The secret to Oracle (NYSE:ORCL) is that they find where a customer's vulnerabilities are, and take full advantage.
In the last century this was the database. In the last decade this was the database applications. Then the cloud came along and, for a long time, Oracle was pounded, thanks in part to its stupid decision to buy a hardware maker, Sun Microsystems, just as the cloud was making proprietary hardware a thing of the past.
But even in the cloud there are customer vulnerabilities. When a company moves data to a private or hybrid cloud, the applications running on that infrastructure become its vulnerability. So Oracle is buying that, focusing first on programs with lots of data, where decisions on changes have to take years because the cost is so high.
Textura serves construction management, companies that build skyscrapers and office parks. The oPower niche is utilities, regulated entities controlling lots of infrastructure. These companies have moved to cloud infrastructure because it was cheaper, and seemed to get them out of the problem of vendor lock-in.

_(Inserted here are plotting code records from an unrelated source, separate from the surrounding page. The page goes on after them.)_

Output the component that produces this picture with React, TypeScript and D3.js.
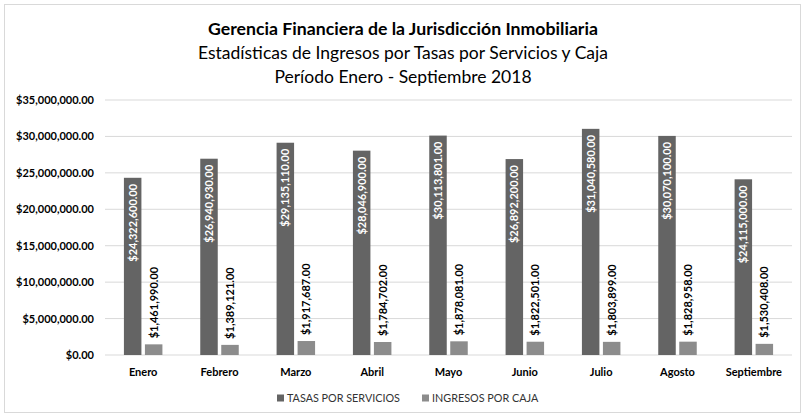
import React from "react";
import * as d3 from "d3";

const months = ["Enero", "Febrero", "Marzo", "Abril", "Mayo", "Junio", "Julio", "Agosto", "Septiembre"];
const tasas = [24322600, 26940930, 29135110, 28046900, 30113801, 26892200, 31040580, 30070100, 24115000];
const caja = [1461990, 1389121, 1917687, 1784702, 1878081, 1822501, 1803899, 1828958, 1530408];
const yTicks = [0, 5000000, 10000000, 15000000, 20000000, 25000000, 30000000, 35000000];
const seriesNames = ["TASAS POR SERVICIOS", "INGRESOS POR CAJA"];
const colors = ["#646464", "#8c8c8c"];
const titles = [
  "Gerencia Financiera de la Jurisdicción Inmobiliaria",
  "Estadísticas de Ingresos por Tasas por Servicios y Caja",
  "Período Enero - Septiembre 2018",
];

const W = 806, H = 416;
const FONT = "Lato, 'Open Sans', sans-serif";
const fmt = (v: number) => "$" + d3.format(",.2f")(v);

export default function App() {
  const x = d3.scaleBand<string>().domain(months).range([105, 792]).paddingInner(0).paddingOuter(0);
  const y = d3.scaleLinear().domain([0, 35000000]).range([355, 100]);
  const bw = 17.5;
  const gap = 3.5;
  return (
    <svg width={W} height={H} style={{ position: "absolute", left: 0, top: 0, background: "#fff" }} fontFamily={FONT}>
      <rect x={4.5} y={4.5} width={796} height={408} fill="#fff" stroke="#d9d9d9" />
      <text x={403} y={35} textAnchor="middle" fontSize={17.7} fontWeight="bold" fill="#000">{titles[0]}</text>
      <text x={403} y={59} textAnchor="middle" fontSize={17.5} fill="#000">{titles[1]}</text>
      <text x={403} y={83} textAnchor="middle" fontSize={17.5} fill="#000">{titles[2]}</text>
      {yTicks.map((t) => (
        <g key={t}>
          <line x1={105} x2={792} y1={y(t)} y2={y(t)} stroke="#d9d9d9" strokeWidth={1} />
          <text x={94} y={y(t) + 4} textAnchor="end" fontSize={11} fontWeight="bold" fill="#000">{fmt(t)}</text>
        </g>
      ))}
      {months.map((m, i) => {
        const cx = x(m)! + x.bandwidth() / 2;
        const x1 = cx - gap / 2 - bw;
        const x2 = cx + gap / 2;
        const t1 = y(tasas[i]);
        const t2 = y(caja[i]);
        return (
          <g key={m}>
            <rect x={x1} y={t1} width={bw} height={355 - t1} fill={colors[0]} />
            <rect x={x2} y={t2} width={bw} height={355 - t2} fill={colors[1]} />
            <text transform={`translate(${x1 + bw / 2 + 4},${t1 + 6}) rotate(-90)`} textAnchor="end" fontSize={11} fontWeight="bold" fill="#fff">{fmt(tasas[i])}</text>
            <text transform={`translate(${x2 + bw / 2 + 4},${t2 - 6}) rotate(-90)`} textAnchor="start" fontSize={11} fontWeight="bold" fill="#000">{fmt(caja[i])}</text>
            <text x={cx} y={376} textAnchor="middle" fontSize={11} fontWeight="bold" fill="#000">{m}</text>
          </g>
        );
      })}
      <g>
        <rect x={277} y={394.5} width={7} height={7} fill={colors[0]} />
        <text x={287} y={402} fontSize={10.8} fill="#333">{seriesNames[0]}</text>
        <rect x={422} y={394.5} width={7} height={7} fill={colors[1]} />
        <text x={432} y={402} fontSize={10.8} fill="#333">{seriesNames[1]}</text>
      </g>
    </svg>
  );
}
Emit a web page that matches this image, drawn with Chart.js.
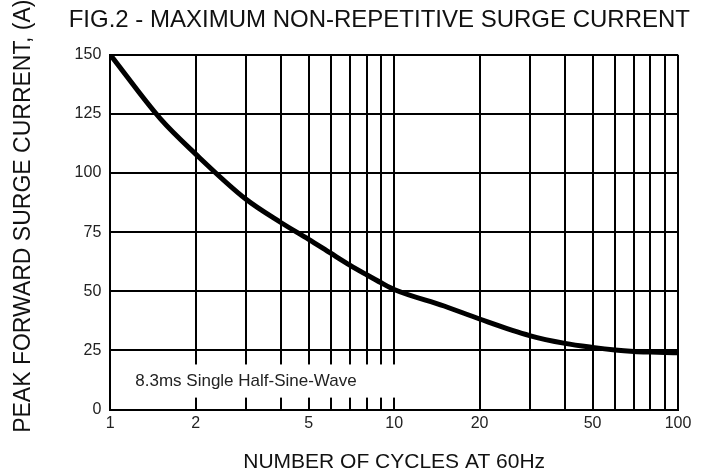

But they still needed application software, and this made them vulnerable to Oracle.
Not to put too fine a point on it, but Oracle is acting a little like Allergan (NYSE:AGN) here, the only difference being that it has yet to move itself to Europe. If the triumvirate of Ellison, Catz and Hurd decide at some point in the future that the company can save money by moving to some tax haven, of course, don't put it past them, but for now there are no tech companies big enough for it to merge into.
The question becomes whether this is a game you want your money to be involved with. Right now, the stock's price/earnings multiple is 19.5 - a bit higher than that of the market as a whole. The dividend yields 1.5%, nothing to get excited about. The acquisitions (and there may be more to come) should get the top line growing again, from its base of about $9 billion/quarter. But it won't be a big jump - between them oPower and Textura should do $260 million in revenue this year, and even if Oracle management can boost that to $400 million, it's not an enormous jump.
Oracle is what I would call an "old line" tech stock. Don't give it a premium for being tech. Only buy it if it looks like a bargain, relative to other stocks in other industries. Right now that's not the case, but that could change. As we have seen twice in the last year, downdrafts happen, even in a growing economy. Next time one does, keep this on your list.
Disclosure: I/we have no positions in any stocks mentioned, and no plans to initiate any positions within the next 72 hours.
I wrote this article myself, and it expresses my own opinions. I am not receiving compensation for it (other than from Seeking Alpha). I have no business relationship with any company whose stock is mentioned in this article.